The Bible, for example, mentions the rainbow, but does not explain what colours to mix to make green. The Bible mentions bronze, but not what metals to mix to make bronze. To talk of mixing colours to paint and mixing metals to sculpt is to talk about art and metallurgy. Aesthetics and engineering are just two areas cultural man needs to continue to explore. And as he explores these and other areas, he will be confronted with revelation of God at every turn. 

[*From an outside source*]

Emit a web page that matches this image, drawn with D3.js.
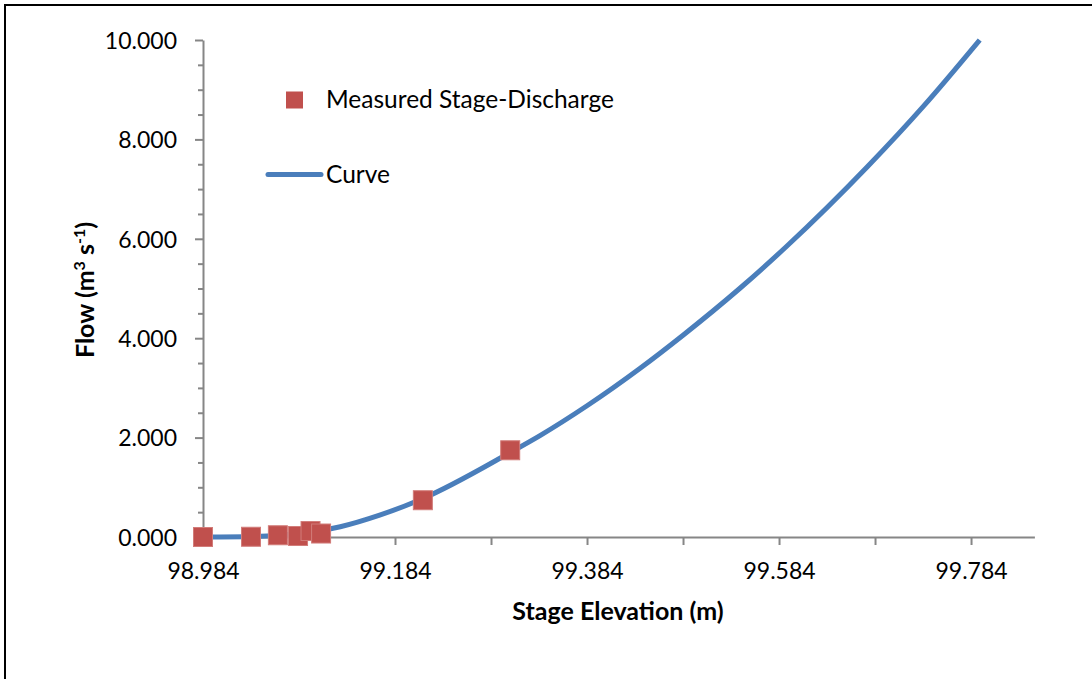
<!DOCTYPE html>
<html>
<head>
<meta charset="utf-8">
<script src="https://cdn.jsdelivr.net/npm/d3@7"></script>
<style>
  html, body { margin: 0; padding: 0; background: #ffffff; }
  svg { display: block; }
  text { font-family: Lato, "Open Sans", sans-serif; fill: #000; }
</style>
</head>
<body>
<svg id="chart" width="1092" height="679"></svg>
<script>
// Measured stage-discharge gaugings
const measuredStage = [98.984, 99.034, 99.062, 99.083, 99.096, 99.107, 99.213, 99.304];
const measuredFlow  = [0.000, 0.005, 0.035, 0.020, 0.120, 0.070, 0.740, 1.745];

// Rating curve
const curveStage = [98.984, 99.044, 99.075, 99.127, 99.168, 99.212, 99.304, 99.335, 99.384, 99.439, 99.484, 99.543, 99.592, 99.676, 99.735, 99.793];
const curveFlow  = [0.000, 0.014, 0.054, 0.207, 0.440, 0.765, 1.700, 2.040, 2.640, 3.390, 4.060, 5.000, 5.850, 7.450, 8.680, 10.000];

// Axis ticks
const xTicks = [98.984, 99.084, 99.184, 99.284, 99.384, 99.484, 99.584, 99.684, 99.784];
const xTickLabels = ["98.984", "", "99.184", "", "99.384", "", "99.584", "", "99.784"];
const yMajorTicks = [0, 2, 4, 6, 8, 10];
const yTickLabels = ["0.000", "2.000", "4.000", "6.000", "8.000", "10.000"];
const yMinorTicks = [0.5, 1, 1.5, 2.5, 3, 3.5, 4.5, 5, 5.5, 6.5, 7, 7.5, 8.5, 9, 9.5];

const seriesNames = ["Measured Stage-Discharge", "Curve"];

const svg = d3.select("#chart");
const axisColor = "#868686";
const pointColor = "#C0504D";
const lineColor = "#4A7EBB";

// Outer frame
svg.append("rect")
  .attr("x", 5).attr("y", 5)
  .attr("width", 1200).attr("height", 800)
  .attr("fill", "none").attr("stroke", "#000").attr("stroke-width", 2);

const x = d3.scaleLinear().domain([98.984, 99.85]).range([203, 1034.4]);
const y = d3.scaleLinear().domain([0, 10]).range([537, 40]);

// Y axis (major ticks with labels)
const yAxis = d3.axisLeft(y)
  .tickValues(yMajorTicks)
  .tickSize(8)
  .tickSizeOuter(0)
  .tickPadding(18)
  .tickFormat((d, i) => yTickLabels[i]);
const gy = svg.append("g").attr("transform", `translate(${x.range()[0]},0)`).call(yAxis);
gy.select(".domain").attr("stroke", axisColor).attr("stroke-width", 2);
gy.selectAll(".tick line").attr("stroke", axisColor).attr("stroke-width", 2);
gy.selectAll(".tick text").attr("font-size", 23).attr("font-family", "Lato, sans-serif").attr("dy", "0.36em");

// Y minor ticks
const yMinor = d3.axisLeft(y).tickValues(yMinorTicks).tickSize(5).tickSizeOuter(0).tickFormat("");
const gym = svg.append("g").attr("transform", `translate(${x.range()[0]},0)`).call(yMinor);
gym.select(".domain").remove();
gym.selectAll(".tick line").attr("stroke", axisColor).attr("stroke-width", 2);

// X axis
const xAxis = d3.axisBottom(x)
  .tickValues(xTicks)
  .tickSize(8)
  .tickSizeOuter(0)
  .tickPadding(18)
  .tickFormat((d, i) => xTickLabels[i]);
const gx = svg.append("g").attr("transform", `translate(0,${y(0)})`).call(xAxis);
gx.select(".domain").attr("stroke", axisColor).attr("stroke-width", 2);
gx.selectAll(".tick line").attr("stroke", axisColor).attr("stroke-width", 2);
gx.selectAll(".tick text").attr("font-size", 23).attr("font-family", "Lato, sans-serif").attr("dy", "0.71em");

// Axis titles
svg.append("text")
  .attr("x", 618).attr("y", 620)
  .attr("text-anchor", "middle")
  .attr("font-size", 25).attr("font-weight", "bold")
  .text("Stage Elevation (m)");

const yTitle = svg.append("text")
  .attr("transform", "translate(94,290) rotate(-90)")
  .attr("text-anchor", "middle")
  .attr("font-size", 25).attr("font-weight", "bold");
yTitle.append("tspan").text("Flow (m");
yTitle.append("tspan").attr("font-size", 16).attr("dy", -9).text("3");
yTitle.append("tspan").attr("dy", 9).text(" s");
yTitle.append("tspan").attr("font-size", 16).attr("dy", -9).text("-1");
yTitle.append("tspan").attr("dy", 9).text(")");

// Rating curve
const curveData = curveStage.map((s, i) => ({ s, q: curveFlow[i] }));
const line = d3.line()
  .x(d => x(d.s))
  .y(d => y(d.q))
  .curve(d3.curveMonotoneX);
svg.append("path")
  .datum(curveData)
  .attr("fill", "none")
  .attr("stroke", lineColor)
  .attr("stroke-width", 5)
  .attr("d", line);

// Measured points
const pts = measuredStage.map((s, i) => ({ s, q: measuredFlow[i] }));
const size = 19;
svg.append("g").selectAll("rect")
  .data(pts)
  .join("rect")
  .attr("x", d => x(d.s) - size / 2)
  .attr("y", d => y(d.q) - size / 2)
  .attr("width", size).attr("height", size)
  .attr("fill", pointColor)
  .attr("stroke", "#D27C79").attr("stroke-width", 1);

// Legend
const lg = svg.append("g");
lg.append("rect")
  .attr("x", 286).attr("y", 91.5)
  .attr("width", 17).attr("height", 17)
  .attr("fill", pointColor);
lg.append("text")
  .attr("x", 326).attr("y", 107.5)
  .attr("font-size", 24.5)
  .text(seriesNames[0]);
lg.append("line")
  .attr("x1", 268).attr("x2", 321)
  .attr("y1", 174.5).attr("y2", 174.5)
  .attr("stroke", lineColor).attr("stroke-width", 5)
  .attr("stroke-linecap", "round");
lg.append("text")
  .attr("x", 326).attr("y", 183)
  .attr("font-size", 24.5)
  .text(seriesNames[1]);
</script>
</body>
</html>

Thus empirical knowledge is still revelation of God needing to be philosophically pondered. Theology does the cataloguing, putting it, as (Frame above says that) Hodge says, in its ‘proper order,’ and Philosophy does the pondering and applying. They must work together. The reason being is that if you separate them or subordinate or subsume one to the other, Christian man runs the risk of granting non-Christian man autonomy from God. For fallen men readily uncouple the railway carriage of Philosophy from the railway carriage of Theology and sideline and the latter – intending Theology for the scrapheap.

We see this in our own age in the way that Faith has been separated from and even divorced by Reason.


[i] Ronald W. Kirk, Thy Will Be Done: When All Nations Call God Blessed, Nordskog Publishing Inc, Ventura, California, 2013.